We can see a structure take shape as we consider a slightly extended section of Mark’s gospel. Symbolism emerges that adds depth and meaning to our hearing of Mark’s unfolding telling of Jesus life and journey. It is lovely, isn't it, nice to get a bit clearer idea of things … but it’s not exactly life threatening, doesn’t confront us such that we’reknocked off our perch, dislodged from our usual, caused to question who we are, how we live, made to want to change. Sure the gospel seems to be telling us that following this Jesus way will have serious implications for life. Require much more of us than a simplistic declaration of faith in Jesus, which hardly causes us to break stride of our usual patterns and expectations of life. But does it really?

 

There’s good news, isn’t there, that you share over a nice cuppa of your favourite brew. Then there's GOOD NEWS that disrupts the inherent complacency of such settled world. I wonder if in our settled world the good news, that gospel sense one, has become tamed, part of our familiar and comfortable world. One we can keep spinning pretty much as we wish, modulating our exposure to that which discomforts and unsettles us.

 

Does living good news this way mean we come to sideline and silence disruptive unsettling voices that cry out to be heard? Whether human voice, that of our natural world, or our inner yearning for wholeness. For the wild gospel good news, wouldn’t it be dangerous in the hands of the unlikely, the unwashed, they might want a place at our table of plenty, we might have to live with enough and not too much. What's more they might upend our world, disrupt our tidy ordering of things, open our eyes to see a world patterned by divine delight that is untidy and disordered and inconvenient. Heaven forbid, they might even teach us of divine presence, of how to live the Jesus way, that trusting our broken incompleteness to God brings healing and restoration.

 

I want to share with you a real life story, strictly speaking it’s not a Jesus story but then again.

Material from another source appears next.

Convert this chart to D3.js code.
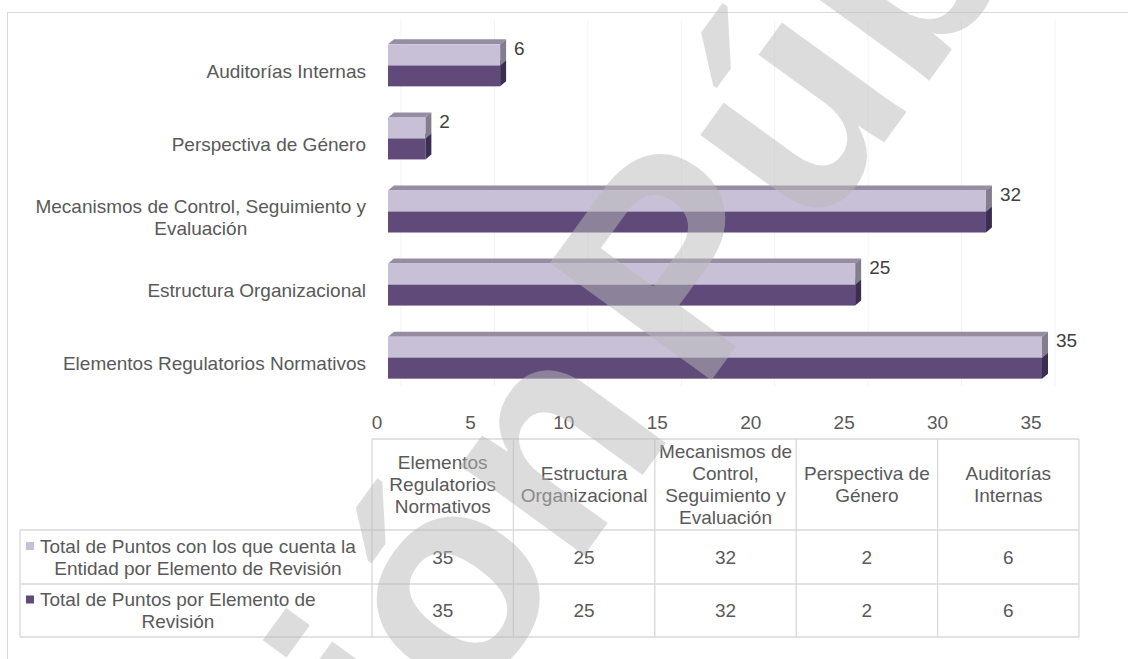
<!DOCTYPE html>
<html>
<head>
<meta charset="utf-8">
<script src="https://cdn.jsdelivr.net/npm/d3@7"></script>
<style>
  body { margin: 0; background: #fff; }
  svg text { font-family: "Liberation Sans", Arial, sans-serif; }
</style>
</head>
<body>
<div id="chart"></div>
<script>
// Chart data
const categories = [
    'Elementos Regulatorios Normativos',
    'Estructura Organizacional',
    'Mecanismos de Control, Seguimiento y Evaluación',
    'Perspectiva de Género',
    'Auditorías Internas'
];
const puntosEntidad = [35, 25, 32, 2, 6];   // light series
const puntosTotales = [35, 25, 32, 2, 6];   // dark series
const seriesNames = [
    'Total de Puntos con los que cuenta la Entidad por Elemento de Revisión',
    'Total de Puntos por Elemento de Revisión'
];
const xTicks = [0, 5, 10, 15, 20, 25, 30, 35];

// How the texts wrap in the picture
const categoryLines = [
    ['Elementos Regulatorios Normativos'],
    ['Estructura Organizacional'],
    ['Mecanismos de Control, Seguimiento y', 'Evaluación'],
    ['Perspectiva de Género'],
    ['Auditorías Internas']
];
const headerLines = [
    ['Elementos', 'Regulatorios', 'Normativos'],
    ['Estructura', 'Organizacional'],
    ['Mecanismos de', 'Control,', 'Seguimiento y', 'Evaluación'],
    ['Perspectiva de', 'Género'],
    ['Auditorías', 'Internas']
];
const legendLines = [
    ['Total de Puntos con los que cuenta la', 'Entidad por Elemento de Revisión'],
    ['Total de Puntos por Elemento de', 'Revisión']
];

function drawChart() {
    const width = 1128, height = 659;
    const textColor = '#595959';
    const gridColor = '#d9d9d9';
    const fontSize = 19;
    const lineH = 22;

    // colours: front, top, side
    const seriesColors = [
        {front: '#c8c0d6', top: '#978da3', side: '#837d8e'},
        {front: '#5f4a7a', top: '#4a3a60', side: '#3c2e52'}
    ];
    const depth = {dx: 6, dy: -5};

    const svg = d3.select('#chart')
        .append('svg')
        .attr('width', width)
        .attr('height', height);

    // outer chart border
    svg.append('rect')
        .attr('x', 7.5).attr('y', 12.5)
        .attr('width', 1200).attr('height', 700)
        .attr('fill', 'none')
        .attr('stroke', gridColor);

    // Scales
    const x = d3.scaleLinear().domain([0, 35]).range([388, 1042]);
    const y = d3.scaleBand()
        .domain(categories)
        .range([394, 29])
        .paddingInner(0.425)
        .paddingOuter(0.21);
    const ySub = d3.scaleBand().domain([0, 1]).range([0, y.bandwidth()]);

    // faint back-wall gridlines
    svg.append('g')
        .selectAll('line')
        .data(xTicks)
        .enter()
        .append('line')
        .attr('x1', d => x(d) + 13).attr('x2', d => x(d) + 13)
        .attr('y1', 20).attr('y2', 386)
        .attr('stroke', '#f3f3f3');

    // x tick labels (on the floor, a bit left of the bars)
    svg.append('g')
        .selectAll('text')
        .data(xTicks)
        .enter()
        .append('text')
        .attr('x', d => x(d) - 11)
        .attr('y', 422)
        .attr('dy', '0.35em')
        .attr('text-anchor', 'middle')
        .attr('font-size', fontSize)
        .attr('fill', textColor)
        .text(d => d);

    // 3D bars: dark series first so the light one sits over its top face
    const barData = [];
    categories.forEach((c, i) => {
        barData.push({cat: c, s: 1, v: puntosTotales[i]});
        barData.push({cat: c, s: 0, v: puntosEntidad[i]});
    });

    const bars = svg.append('g').attr('class', 'bars');
    barData.forEach(d => {
        const x0 = x(0), x1 = x(d.v);
        const y0 = y(d.cat) + ySub(d.s);
        const y1 = y0 + ySub.bandwidth();
        const col = seriesColors[d.s];
        const g = bars.append('g');
        // top face
        g.append('polygon')
            .attr('points', [[x0, y0], [x0 + depth.dx, y0 + depth.dy],
                [x1 + depth.dx, y0 + depth.dy], [x1, y0]].join(' '))
            .attr('fill', col.top);
        // side face
        g.append('polygon')
            .attr('points', [[x1, y0], [x1 + depth.dx, y0 + depth.dy],
                [x1 + depth.dx, y1 + depth.dy], [x1, y1]].join(' '))
            .attr('fill', col.side);
        // front face
        g.append('rect')
            .attr('x', x0).attr('y', y0)
            .attr('width', x1 - x0).attr('height', y1 - y0)
            .attr('fill', col.front);
    });

    // value labels beside each pair
    svg.append('g')
        .selectAll('text')
        .data(categories)
        .enter()
        .append('text')
        .attr('x', (d, i) => x(puntosEntidad[i]) + 14)
        .attr('y', d => y(d) + 4)
        .attr('dy', '0.35em')
        .attr('font-size', fontSize)
        .attr('fill', '#404040')
        .text((d, i) => puntosEntidad[i]);

    // helper: block of lines, centred on each other, block aligned left or right
    function textBlock(parent, lines, anchorX, align, cy) {
        const g = parent.append('g');
        const texts = lines.map((t, k) => g.append('text')
            .attr('y', cy + (k - (lines.length - 1) / 2) * lineH)
            .attr('dy', '0.35em')
            .attr('text-anchor', 'middle')
            .attr('font-size', fontSize)
            .attr('fill', textColor)
            .text(t));
        const w = d3.max(texts, t => t.node().getComputedTextLength());
        const cx = align === 'right' ? anchorX - w / 2 : anchorX + w / 2;
        texts.forEach(t => t.attr('x', cx));
        return g;
    }

    // category labels
    const catG = svg.append('g');
    categories.forEach((c, i) => {
        textBlock(catG, categoryLines[i], 366, 'right', y(c) + y.bandwidth() / 2 + 6);
    });

    // Data table
    const col = d3.scaleBand().domain(categories).range([372, 1079]);
    const rowY = [439, 530, 584, 637];
    const table = svg.append('g').attr('stroke', gridColor).attr('stroke-width', 1.3);
    table.append('line').attr('x1', 372).attr('x2', 1079).attr('y1', rowY[0]).attr('y2', rowY[0]);
    rowY.slice(1).forEach(ry => {
        table.append('line').attr('x1', 20).attr('x2', 1079).attr('y1', ry).attr('y2', ry);
    });
    categories.concat([null]).forEach((c, i) => {
        const cx = c === null ? 1079 : col(c);
        table.append('line').attr('x1', cx).attr('x2', cx).attr('y1', rowY[0]).attr('y2', rowY[3]);
    });
    table.append('line').attr('x1', 20).attr('x2', 20).attr('y1', rowY[1]).attr('y2', rowY[3]);

    const tableText = svg.append('g');
    categories.forEach((c, i) => {
        const cx = col(c) + col.bandwidth() / 2;
        headerLines[i].forEach((t, k) => {
            tableText.append('text')
                .attr('x', cx)
                .attr('y', (rowY[0] + rowY[1]) / 2 + (k - (headerLines[i].length - 1) / 2) * lineH)
                .attr('dy', '0.35em')
                .attr('text-anchor', 'middle')
                .attr('font-size', fontSize)
                .attr('fill', textColor)
                .text(t);
        });
        [puntosEntidad[i], puntosTotales[i]].forEach((v, r) => {
            tableText.append('text')
                .attr('x', cx)
                .attr('y', (rowY[r + 1] + rowY[r + 2]) / 2)
                .attr('dy', '0.35em')
                .attr('text-anchor', 'middle')
                .attr('font-size', fontSize)
                .attr('fill', textColor)
                .text(v);
        });
    });

    // legend keys in the first column
    seriesNames.forEach((name, r) => {
        const cy = (rowY[r + 1] + rowY[r + 2]) / 2;
        textBlock(tableText, legendLines[r], 40, 'left', cy);
        tableText.append('rect')
            .attr('x', 26).attr('y', cy - lineH / 2 - 4)
            .attr('width', 8).attr('height', 8)
            .attr('fill', seriesColors[r].front);
    });

    // watermark across the whole picture
    const wm = svg.append('g')
        .attr('transform', 'translate(700,396) rotate(-54)')
        .attr('fill', '#bababa')
        .attr('opacity', 0.5)
        .attr('font-size', 290)
        .attr('font-weight', 'bold')
        .style('pointer-events', 'none');
    wm.append('text').attr('text-anchor', 'end').attr('x', -40).text('Versión ');
    wm.append('text').attr('text-anchor', 'start').text('Pública');
}

document.addEventListener('DOMContentLoaded', drawChart);
</script>
</body>
</html>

I’d gone to an Emporium not far from where I live, searching for that “I’m not sure what I’m looking for but I’ll know when I find it” elusive thing. In the shop, other than the woman at the counter, there was just one other couple, she was in a wheelchair, quite physically disabled, and with her a chap, he may have been her partner, a family member, I’m not sure. While I was sifting through things the couple went to the front of the shop and engaged in conversation with the woman behind the counter. I suspect they knew each other as the woman from the shop was enquiring as to how the wheelchair bound woman was as she’d had a bad cold/flu. With a still hacking cough and stumbling sentences it became clear things were not much improved. After a while they drifted off out of the shop, but were soon followed by another guy, wearing Rastafarian striped shorts and a woolly jumper, a few strips of Rastafarian coloured design threaded through his long, partially dreadlocked hair. This chap was enquiring as to how the son of the woman serving was enjoying his new job. It appeared the son had switched from one car dealership to another and was now much happier, “What did they do that made him so unhappy?” the chap asked, “It’s not appropriate for me to answer that” the woman tactfully responded, then ensued a conversation about the virtues of the cars from one dealership over against the other.

 

I left the shop at that point … still looking, as happens half an hour or so later I returned. The woman in the shop was now in conversation with another man I’d guess in his 50’s or 60’s, somewhat shabbily attired. The conversation seemed to be around a woman who must at times frequent the shop, he was explaining how the woman was a friend but not a girlfriend – that she needed to understand this, she was a bit needy for his liking. The woman in the shop was explaining how the not girlfriend friend was probably just lonely, then followed a largely one way conversation about the merits of the Jaguar as a car and how his neighbour had one and all the things it could do, the woman mumbled periodically in return. By this stage I’d found something of what I wanted so went to the counter, the woman was looking a little tired and a bit frazzled, I made comment about the interesting nature of her clientele that afternoon. Exhaling, she commented, “I don’t know what’s going on, today they’ve all come out. Were you here when that last chap was here with his girlfriend?” “No” I responded, “Well … she said, “That was interesting.” “I left when the chap with threaded hair was here,” “Oh, she said “Well in between time the guy with Asperger’s was in, he’s rearranged and tidied all my ribbons again, I can never find where things are by the time he finishes.”

 

I couldn’t help but reflect what an amazing, if unrecognised, world of belonging she was providing for all these people who don’t quite fit. I doubt when she goes home that she considers those conversations, the refuge created by her willingness to engage with the silenced, sidelines, ill-fitting people of our community as the work she did that day. This woman lives out an amazing ministry though I doubt she understands herself or what she does in this way. Seeing them as persons in their own right, with complicated and convoluted ways of negotiating life, by hearing and stopping and listening and asking she gains them the stature of personhood. Clearing for them a place to stand, permissioning them a world to walk in, a way to walk, for their uniqueness to have voice.

 

In her meeting them, was she as God presence for them, was this drawn out of her by their need. It gave me pause to think, I wonder what we would say should the living God ask us what we want, maybe we would speak of our brokenness, our desire to know ourselves whole, maybe it is there in our incompleteness that God is closest to us. It’s hard, I think, in our context to live a radical, wild and untamed gospel life. Yet I wonder how many times we hear and stop for, listen and ask of the need of another, how often we minister to/with, not looking, not expecting, not realising how through us God is made present in the world.